The above scientific challenges will thus be developed while targeting these application fields of interest for both ESTAS and NTNU, with more specific tasks including: detection and recognition of rail signals, road signs, obstacles, pedestrians and other users and objects surrounding the rail, road or water autonomous vehicles.

International mobility:

During this 3-year PhD program, a 6-month international mobility is planned in the Department of Marine Technology of NTNU (Norwegian University of Science and Technology) in Trondheim, Norway. More specifically, the student will be supervised during this mobility by Associate Professor Astrid H. Brodtkorb in the Marine Control group.

The Marine Control group works on many aspects related to control for ships, underwater vehicles and ocean structures. One of our core activities includes developing enabling technologies for safe autonomous operation of ships, where autonomous urban water transport is one case study. Topics include situational awareness, artificial intelligence, risk-based control architecture, simulation-based testing, and correct-by-design control algorithms. The activity on autonomous marine operations is multidisciplinary, with close collaboration with the Marine Risk group and the Department of Engineering Cybernetics through projects like SFI AutoShip, ORCAS and UNLOCK.

Similarly to many other application domains, the Marine Control group has recently taken an interest in the use of artificial intelligence modules in marine and maritime applications. This includes docking of automated underwater and surface vehicles, camera vision, and estimating the environment (sea state, current, ice, wind predictions).

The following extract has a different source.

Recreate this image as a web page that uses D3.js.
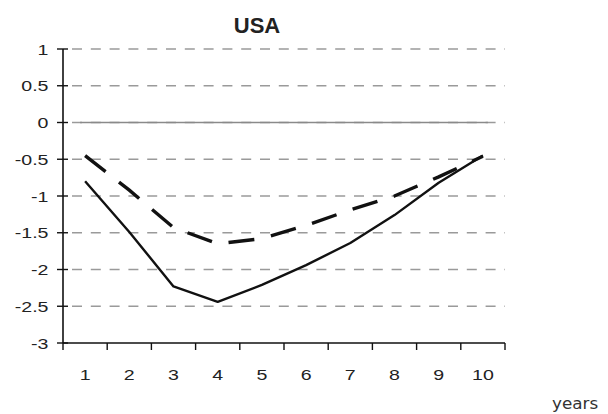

This 6-month mobility at NTNU will be planned during the second year or start of the third year of the PhD program (between late 2024 and early 2026). It will give the opportunity for the student to interact with a team strongly focused on a different application domain, but still related to the core topics of this PhD: safe mobility and transportation systems. In addition to applying to marine applications the formal verification methods developed during the first two years of the PhD, the student will also benefit from a rich environment with possible interactions and collaborations with:

- the Marine Risk group lead by Professor Ingrid Utne, working broadly on safety and risk assessment in marine applications;

- the group of Professor Ekaterina Kim, using artificial intelligence to capture details of ice conditions around a ship;

- the Department of Engineering Cybernetics, where several researchers work on topics related to autonomous ships, for instance through the SFI AutoShip project for the development of autonomous passenger ferries for urban water transport.